**Task prompt**: Extract the lines from the start through the line that holds "bracket_y = 1380", both included, omitting all images.
┏━━
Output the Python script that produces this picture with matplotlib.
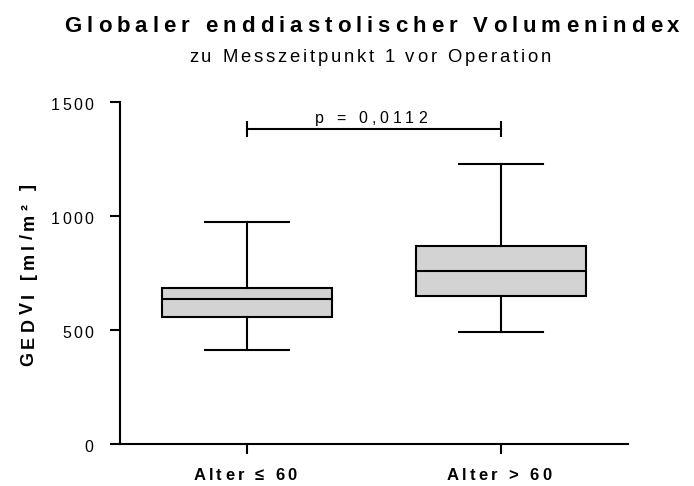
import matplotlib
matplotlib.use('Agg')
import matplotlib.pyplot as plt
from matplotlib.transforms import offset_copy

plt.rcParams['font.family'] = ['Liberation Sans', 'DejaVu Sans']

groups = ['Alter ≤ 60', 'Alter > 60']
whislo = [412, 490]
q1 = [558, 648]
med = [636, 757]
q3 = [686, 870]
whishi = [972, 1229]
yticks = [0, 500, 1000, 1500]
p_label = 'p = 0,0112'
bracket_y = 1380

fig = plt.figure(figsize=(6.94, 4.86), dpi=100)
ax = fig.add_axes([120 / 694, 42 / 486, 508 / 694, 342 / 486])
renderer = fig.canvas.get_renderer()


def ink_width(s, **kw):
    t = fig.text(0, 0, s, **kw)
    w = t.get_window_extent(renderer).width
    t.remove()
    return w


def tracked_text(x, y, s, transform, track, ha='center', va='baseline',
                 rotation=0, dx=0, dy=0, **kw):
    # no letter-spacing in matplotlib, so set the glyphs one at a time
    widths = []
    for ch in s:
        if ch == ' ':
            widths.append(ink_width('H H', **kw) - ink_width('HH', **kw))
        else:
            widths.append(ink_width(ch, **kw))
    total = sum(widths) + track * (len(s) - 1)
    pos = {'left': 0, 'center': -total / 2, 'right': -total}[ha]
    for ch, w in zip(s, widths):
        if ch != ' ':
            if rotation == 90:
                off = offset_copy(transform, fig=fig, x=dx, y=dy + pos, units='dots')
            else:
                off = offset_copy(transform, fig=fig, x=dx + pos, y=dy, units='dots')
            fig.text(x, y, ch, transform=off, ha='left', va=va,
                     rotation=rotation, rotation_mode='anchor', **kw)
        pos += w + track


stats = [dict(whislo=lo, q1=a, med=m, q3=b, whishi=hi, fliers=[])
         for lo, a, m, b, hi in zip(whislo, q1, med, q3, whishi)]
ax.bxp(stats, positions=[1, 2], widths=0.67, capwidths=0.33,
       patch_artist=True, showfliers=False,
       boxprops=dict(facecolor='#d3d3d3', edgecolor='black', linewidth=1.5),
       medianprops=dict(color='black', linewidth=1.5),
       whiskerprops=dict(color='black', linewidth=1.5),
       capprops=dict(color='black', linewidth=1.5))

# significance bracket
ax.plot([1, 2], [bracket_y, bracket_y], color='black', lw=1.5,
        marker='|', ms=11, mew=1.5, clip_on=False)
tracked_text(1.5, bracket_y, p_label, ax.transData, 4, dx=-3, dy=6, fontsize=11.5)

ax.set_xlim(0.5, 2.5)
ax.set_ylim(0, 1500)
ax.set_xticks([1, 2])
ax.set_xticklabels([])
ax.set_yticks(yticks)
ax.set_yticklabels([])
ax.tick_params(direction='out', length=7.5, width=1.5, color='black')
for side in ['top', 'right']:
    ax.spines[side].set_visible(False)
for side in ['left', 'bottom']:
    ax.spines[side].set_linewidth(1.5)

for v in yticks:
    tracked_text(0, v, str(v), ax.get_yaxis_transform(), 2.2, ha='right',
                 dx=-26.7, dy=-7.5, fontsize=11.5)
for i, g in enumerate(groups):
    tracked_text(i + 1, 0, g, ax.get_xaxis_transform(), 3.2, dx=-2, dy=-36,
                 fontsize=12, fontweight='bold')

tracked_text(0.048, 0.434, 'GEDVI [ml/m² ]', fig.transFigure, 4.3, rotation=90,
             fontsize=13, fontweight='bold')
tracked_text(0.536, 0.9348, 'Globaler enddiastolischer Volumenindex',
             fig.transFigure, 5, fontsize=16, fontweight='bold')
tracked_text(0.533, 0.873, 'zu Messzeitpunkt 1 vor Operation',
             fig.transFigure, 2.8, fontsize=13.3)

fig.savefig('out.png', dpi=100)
┗━━
**Solution**:
Output the Python script that produces this picture with matplotlib.
import matplotlib
matplotlib.use('Agg')
import matplotlib.pyplot as plt
from matplotlib.transforms import offset_copy

plt.rcParams['font.family'] = ['Liberation Sans', 'DejaVu Sans']

groups = ['Alter ≤ 60', 'Alter > 60']
whislo = [412, 490]
q1 = [558, 648]
med = [636, 757]
q3 = [686, 870]
whishi = [972, 1229]
yticks = [0, 500, 1000, 1500]
p_label = 'p = 0,0112'
bracket_y = 1380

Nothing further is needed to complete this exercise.